»Harvey« ist Trumps Chance

Gutes Management beim Hochwasser in Texas spült präsidiale Sympathiewerte nach oben

  • John Dyer, Boston
  • Lesedauer: 3 Min.

Texas versinkt in den Fluten gewaltiger Regengüsse des zum Tropensturm herabgestuften Hurrikans »Harvey«. In nur 72 Stunden fielen in Houston, der viertgrößten Stadt der USA, mehr als 70 Zentimeter Regen. In solchen Katastrophenlagen blicken die Amerikaner aufs Weiße Haus und darauf, was ihr Präsident tut. Und Präsident Donald Trump ist da, hat das Krisenmanagement, soweit es aus Washington erfolgt, an sich gezogen.

Ganz anders als der republikanische Präsident George W. Bush 2005 beim Hurrikan »Katrina«. »Katrina« ließ New Orleans in Regenfluten versinken. Bush jun. hatte das Ausmaß der Katastrophe unterschätzt, flog viel zu spät nach Louisiana und bekam die Quittung in sinkenden Zustimmungswerten. Sein Nachfolger Barack Obama hat das 2012 beim Hurrikan Sandy, der New York und New Jersey traf, wohl noch gut in Erinnerung, erschien schnell vor Ort und handelte sich Lob ein.

Trump flog schon am Dienstag nach Texas. Und in seinen Twitter-Meldungen, die er gewöhnlich zur Beschimpfung echter und vermeintlicher Gegner nutzt, zeigte er dieses Mal Mitgefühl. »HISTORISCHER Regen in Houston und überall in Texas«, twitterte Trump am Sonntag. »Die Fluten sind nie da gewesen, und noch mehr Regen wird kommen. Die Haltung der Menschen ist unglaublich. Danke!«

Die Meldung aus dem Weißen Haus las sich nüchterner. »Präsident Trump hat seine entschiedene Erwartung ausgedrückt, dass alle Ministerien und Behörden in vollem Umfang die Gouverneure von Texas und Louisiana unterstützen. Priorität Nummer eins ist es, Leben zu retten«, erklärte die Regierung am Sonntagabend.

Hurrikan »Harvey« könnte politisch zum Glücksfall für Trump werden. »Das spielt Präsident Trump richtig in die Hände«, sagte sein Berater für Sicherheit im Inland, Tom Bossert. Er habe Führungskraft bewiesen.

Trump hat einen politischen Erfolg bitter nötig. Seine Zustimmungswerte sind in den vergangenen turbulenten, für ihn negativen Wochen laut einer Gallup-Umfrage auf 34 Prozent gesunken. Begonnen hatte das mit dem Scheitern der Republikaner, im Kongress eine eigene Version der Gesundheitsreform Obamas zu verabschieden. Und es endete mit den Äußerungen Trumps zu den Ausschreitungen von Charlottesville in Virginia, aus denen Sympathie für Neonazis herausgelesen werden konnte.

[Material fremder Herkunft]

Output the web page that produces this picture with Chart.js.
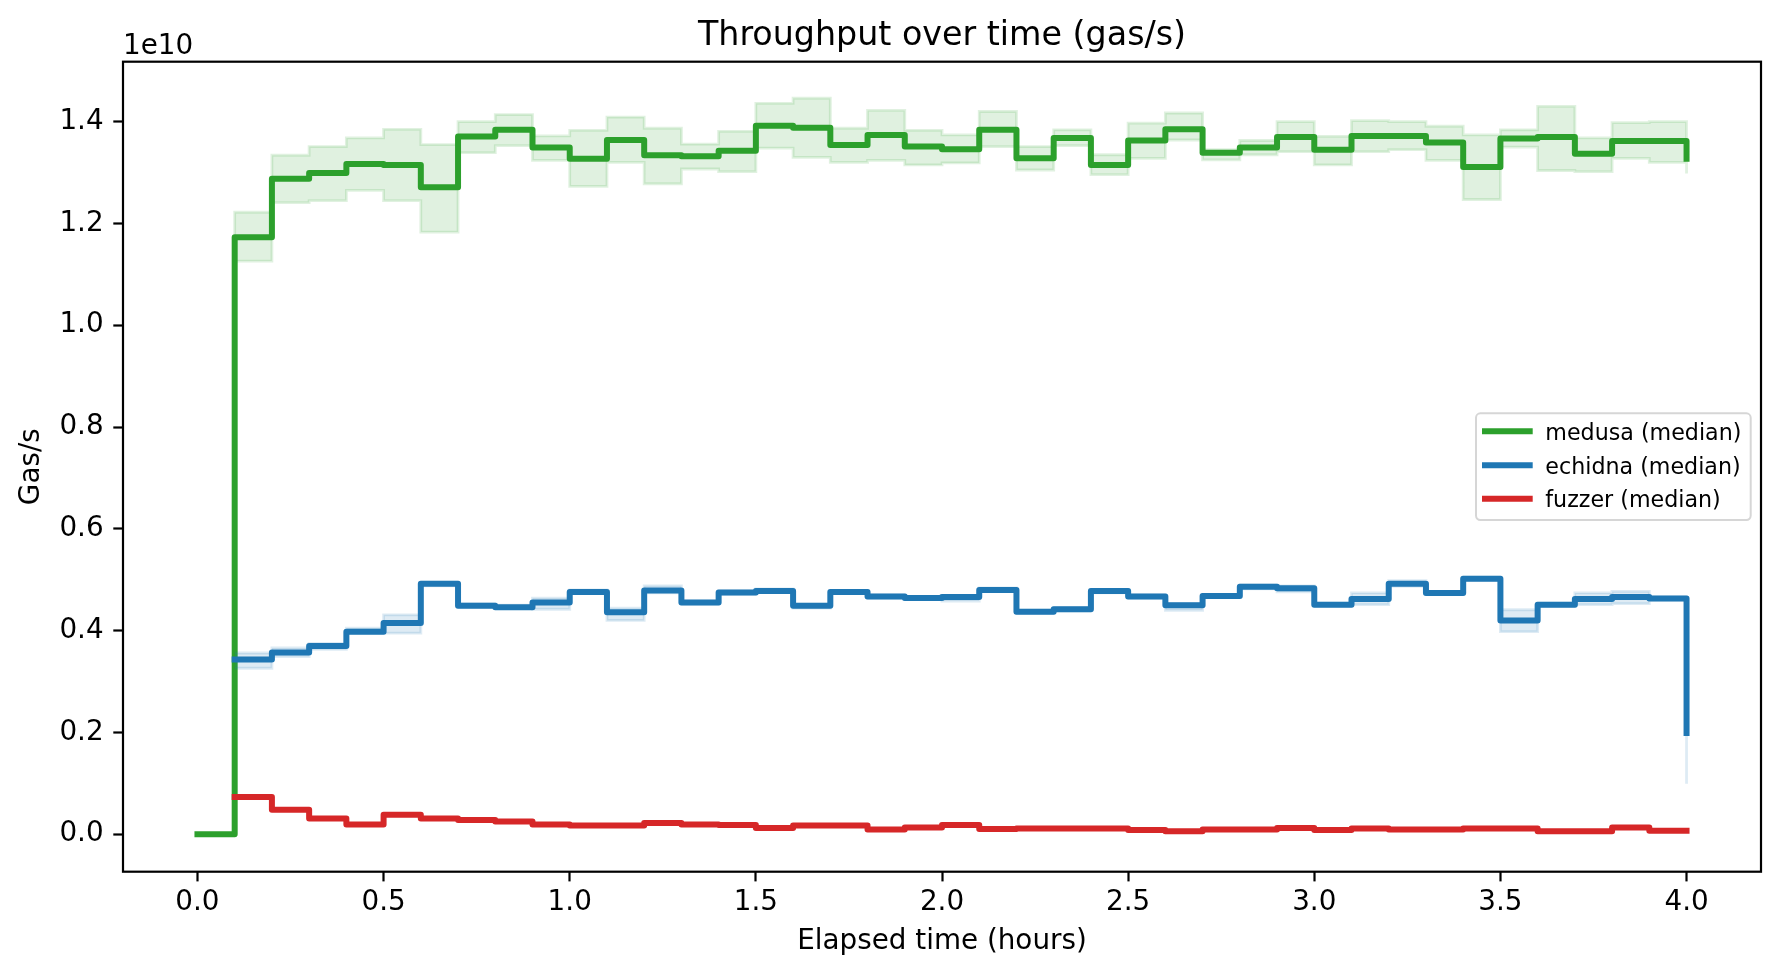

Beim Hurrikan »Harvey« und den Rettungsmaßnahmen in Texas aber geht es weniger um Politik als um zupackendes Management. Und: Man muss die richtigen Einsatzleiter haben. Mit der Ernennung des Direktors der Federal Emergency Disaster Agency (FEMA), des nationalen Katastrophenschutzes, hatte Trump eine glückliche Hand. William Long hat vor seiner Ernennung zum FEMA-Direktor Erfahrungen als Katastrophenmanager gesammelt, so bei den Maßnahmen Alabamas auf die Ölkatastrophe im Golf von Mexiko 2010/11.

Long gab sich in Interviews am Wochenende energisch. Auf CNN sagte er: »FEMA wird viele Jahre hier bleiben.« Denn die Folgen des Hurrikanregens seien nur in langer Arbeit zu bewältigen. Auch der texanische Gouverneur, der Republikaner Gregory Abbot, lobte Long. »Ich muss ihnen sagen, ich gebe der FEMA die Note eins plus, angefangen vom Präsidenten bis ganz nach unten.« Auch das Weiße Haus sei hilfreich.

Regen und Überflutungen sind nicht die einzige Herausforderung für Trump. Denn Houston und Texas sind Schwerpunkte der Öl- und Gasindustrie der USA. Jetzt steht alles unter Wasser, die Produktion steht still. Das kann nach Ansicht des Experten Patrick DeHaan von Gas Buddy zu Preissteigerungen von bis zu 25 US-Cent pro Gallone (3,8 Liter) führen. Hohe Benzinpreise sind in den USA ein Politikum. »Harvey« könnte Trump doch noch einholen.